If that wasn't enough, students were then given oversized white t-shirts, presumably to show the impact of the shots better, but couldn't they find ones the right size? Now the student has to get out of the sitting position, and get to cover while reaching under an oversized shirt, releasing the retention strap, drawing from the right angle, and returning fire accurately.

Unsure if they had done enough to ensure failure, they had the students put on gloves! The students were then expected to do all these things without the sensation of touch!

Somehow this wasn't hard enough, so they decided the attacking shooter was going to be the professional instructor who trained all of them!

Then they told the instructor where the person with the gun was going to sit every time!

THEN THEY ADDED ANOTHER TRAINED SHOOTER!

Amazingly, one actually manage to draw and return fire! WHOOPS! Maybe they should have put them in a straight jacket, and hung them upside down from a burning rope!

Yes, one of these random students with minimal training manages to shoot the attacker, but she had been shot immediately after the teacher, and didn't feel it. Had the attacker not known EXACTLY where the student with the gun was, she would have taken him down. This was practically a victory! With the odds stacked against her, a barely trained student manages to take cover, draw from a poor holster position under oversized clothing, all without the sensation of touch, and return fire on an attacker, and all they can say is, "Well, he got you first."

Of course he got her first! The attacker was briefed on exactly where the student would be, and as the first-person camera shows, actually avoids shooting other people in favor of shooting the student who hadn't even revealed possession of a gun! This is their unbiased test?

For Diane Sawyer, there's no such thing as "close," only pass and fail. 20/20 uncovers the unbelievable truth that simply having a gun on your person, and practicing with it for an hour, doesn't qualify you to carry a firearm in the defense of yourself and others.

This best kept secret is known only to almost everyone who carries a concealed weapon.

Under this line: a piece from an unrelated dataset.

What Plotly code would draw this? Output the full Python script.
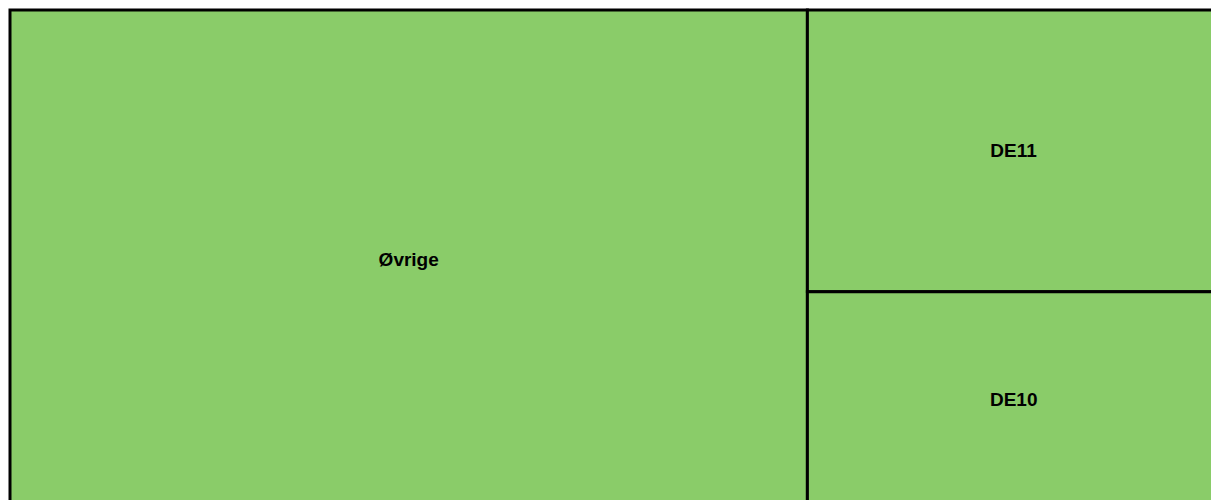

Gee, Diane, if you were some kind of reporter, maybe you would have actually TALKED to someone who carries concealed. A simple 5 minute phone call with someone who actually carries would have informed you that your "test" was flawed in numerous ways. But hey, you're obviously the expert here. I must have missed your article on CCW training in last month's Guns 'n Ammo magazine.

But lets not forget the student with hundreds of hours of experience. And by "experience" they mean range time. And by range time, they mean a person shooting a gun in a lane at paper targets, not a person training to draw and shoot a gun from concealment. But forget that, he's the token gun owner, and proves without question that gun owners are unfit to carry concealed under all circumstances.

The shooter in this "test" was given two instructions; to shoot the teacher, and to shoot the person sitting in the chair in the middle. What would have made it interesting would have been if the person with the gun switched seats, or if the shooter wanted to kill as many people as possible (you know, like they do in real life?), instead of intentionally avoiding shooting anyone but the person they were told had the gun. But then, that would have broken the intended series of events labeled;
1: Shooter enters.
2: Shooter shoots teacher.
3: Shooter shoots person sitting in chair #7, proving once and for all that guns are useless unless you're a bad guy.

Who cares about accuracy when you've got an agenda?

So, Diane Sawyer, just for the sake of argument, lets assume your conclusion is accurate. Lets assume that a good guy with a gun had a good chance of failing.
Lets assume the good guy has a 10% chance of stopping the shooter.
Does that mean it would be better if there was a 0% chance?


Sorry, the piece just left me with all these inconvenient questions that were conveniently left unaddressed.

You want a real test, Diane Sawyer?

Talk to the folks at ConcealedCampus.org, and ask them to send you a student with a CCW who carries the same gun used in the training. Let the student wear whatever he/she wants, let the student carry however he/she wants, and let the student sit wherever he/she wants. Then, tell the same highly trained instructor to enter, shoot the teacher, then kill as many students as possible.

Do this once with a student carrying somewhere in the class, then do it again WITHOUT a student carrying somewhere in the class.

Record the results, then report.

I think you'll be surprised.

We won't, but you will.



But hey, maybe I'm being too hard on Diane. Maybe she was just too ignorant to realize she was playing the useful idiot to the police instructor with an agenda. Maybe the carry position, t-shirts, gloves, seating position, and selection of shooter was his idea, and Diane was just too trusting to realize she was being conned. It certainly wouldn't be the first time.

So, what say you guys?

And what say Diane?

1 comment:

Dan said...

And that bit of discussion is exactly why I read your blog every time it updates.

There is no chance that I could have stated it any more clearly or better.